= Francis Ramacciotti =

Piano manufacturer and piano string manufacturing inventor

Francis Ramacciotti (c. 1826 Livorno, Grand Duchy of Tuscany – 13 June 1891 Manhattan) was a Grand Duchy of Tuscany-born inventor who founded a major piano string manufacturer in the United States.

== Career ==
Ramacciotti was reportedly associated with Garibaldi and held a military rank. Ramaciotti immigrated to the US in 1848, moving to Buffalo, New York. He apprenticed in a piano company in Buffalo before founding his own piano string company, the F. Ramacciotti company, in 1852. While in Buffalo, Ramociotti played bassoon as a member of the Metropolitan Theater Orchestra under the direction of Albert Benjamin Poppendorf (1819–1900).

Ramacciotti – on June 12, 1952, in Buffalo – married Rachel Caroline Rendt (maiden; 1833–1914) of Detroit. The couple had five children: (i) Italo Francis Ramacciotti (1853–1911), (ii) Hugo Louis Ramacciotti (1855–1907), (iii) Alberto "Albert" De M. Ramacciott (1857–1926), (iv) Eugenia W. Ramacciotti (1860–1938; married to Edward G. Johnson), and (v) Emma Serena Ramacciotti (1869–1963; married to Milton Lockwood Bouden; 1866–1938).

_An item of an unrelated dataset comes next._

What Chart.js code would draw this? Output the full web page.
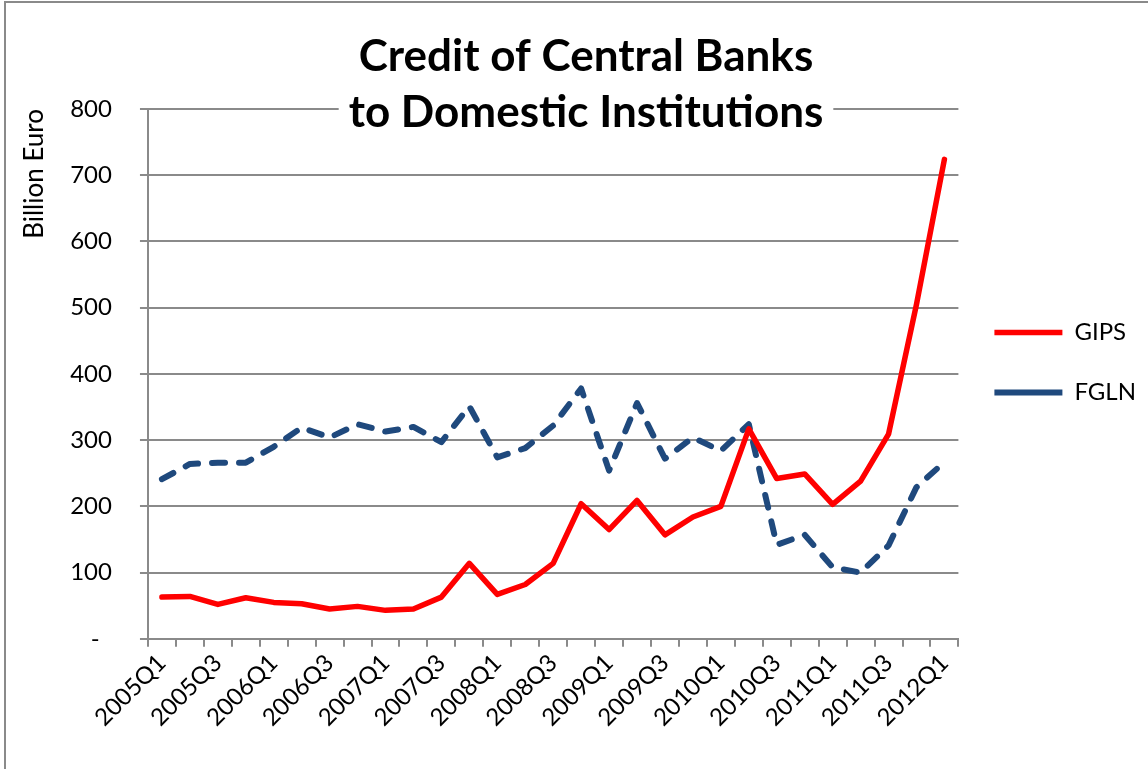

In 1867, Ramaciotti moved his company to New York City. He invented and patented the first modern bass string for the piano. Previous piano strings used iron winding over iron. This modern invention using a special new machine used copper wound over iron. The company was one of the top makers of piano strings in the world for several decades.

In 1891, Francis Ramacciotti died. His son Albert took over the company the next year. Albert expanded it to one of the three top string makers in the nation.

== Selected patents ==

 1883: US 280512 A – "Spinning Lathes for Winding Piano-Strings."
 1893: US 508974 A – "Machine for Swaging Wire for Musical Instruments."
 1902: US 740918 A – "Bass String for Pianos or Other Musical Instruments."